Read through the records below and copy each line that uses the word "this".

━━━ Data provided ━━━

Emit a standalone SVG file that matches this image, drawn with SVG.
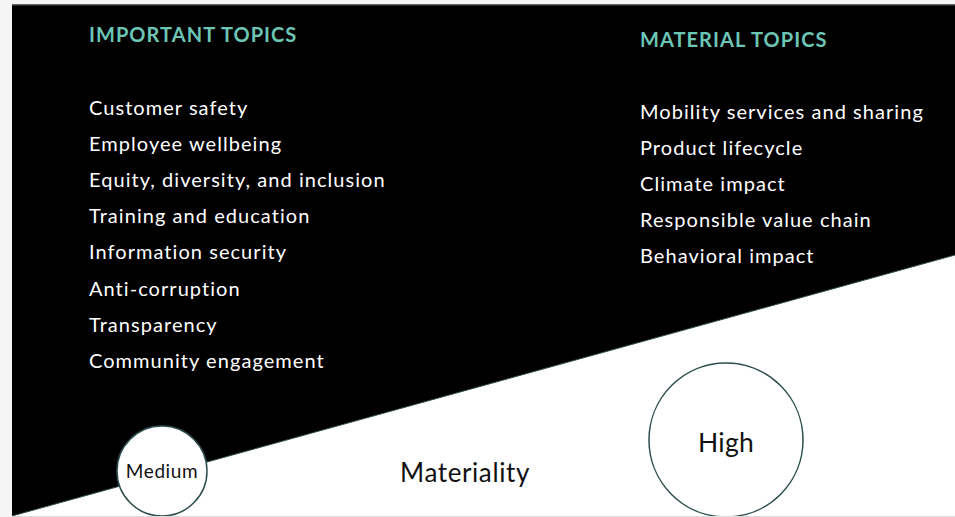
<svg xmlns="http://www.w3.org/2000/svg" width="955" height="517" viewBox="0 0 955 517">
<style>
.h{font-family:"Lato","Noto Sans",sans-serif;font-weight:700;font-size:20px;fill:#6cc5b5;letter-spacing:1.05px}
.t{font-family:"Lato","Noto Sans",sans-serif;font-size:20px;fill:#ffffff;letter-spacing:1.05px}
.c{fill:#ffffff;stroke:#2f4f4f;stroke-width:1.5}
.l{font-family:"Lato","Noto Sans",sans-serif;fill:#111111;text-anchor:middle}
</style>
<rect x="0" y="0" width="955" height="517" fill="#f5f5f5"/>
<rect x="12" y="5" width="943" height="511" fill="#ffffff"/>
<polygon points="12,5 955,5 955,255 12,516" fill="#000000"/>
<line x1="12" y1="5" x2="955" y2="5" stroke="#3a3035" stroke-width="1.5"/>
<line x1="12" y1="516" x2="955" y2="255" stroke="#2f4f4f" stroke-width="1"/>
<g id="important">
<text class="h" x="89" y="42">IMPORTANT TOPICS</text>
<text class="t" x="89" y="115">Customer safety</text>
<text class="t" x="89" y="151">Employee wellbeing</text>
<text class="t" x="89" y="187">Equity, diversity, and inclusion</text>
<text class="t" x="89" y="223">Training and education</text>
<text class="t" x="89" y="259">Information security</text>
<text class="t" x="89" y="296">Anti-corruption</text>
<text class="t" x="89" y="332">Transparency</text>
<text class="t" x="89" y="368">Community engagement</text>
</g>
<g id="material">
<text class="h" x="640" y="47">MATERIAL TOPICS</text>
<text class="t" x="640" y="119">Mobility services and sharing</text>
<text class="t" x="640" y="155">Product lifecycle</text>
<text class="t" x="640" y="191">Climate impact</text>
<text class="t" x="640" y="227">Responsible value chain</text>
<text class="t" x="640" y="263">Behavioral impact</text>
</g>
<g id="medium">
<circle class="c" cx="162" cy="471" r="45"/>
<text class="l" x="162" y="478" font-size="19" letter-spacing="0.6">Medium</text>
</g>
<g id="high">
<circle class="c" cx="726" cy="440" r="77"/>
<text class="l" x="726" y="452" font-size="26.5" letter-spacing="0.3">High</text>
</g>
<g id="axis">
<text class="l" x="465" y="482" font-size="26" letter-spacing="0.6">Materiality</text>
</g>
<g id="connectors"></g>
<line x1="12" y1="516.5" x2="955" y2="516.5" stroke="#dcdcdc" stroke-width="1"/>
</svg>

━━━
━━━ Data provided ━━━

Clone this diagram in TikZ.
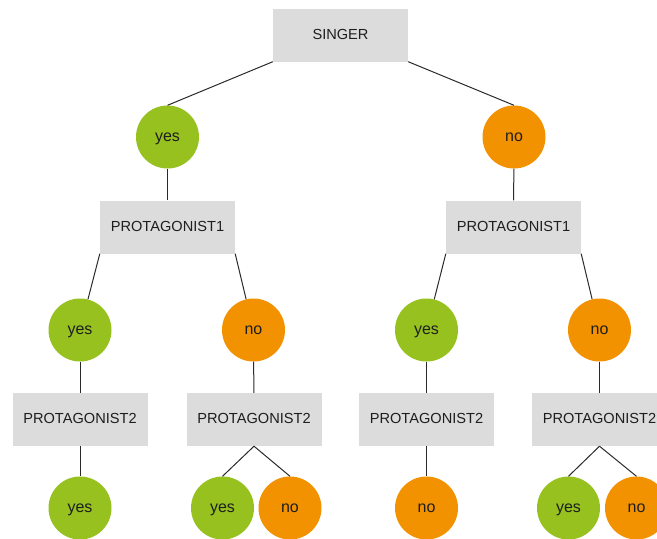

━━━

• Written response:
Emit a standalone SVG file that matches this image, drawn with SVG.
Clone this diagram in TikZ.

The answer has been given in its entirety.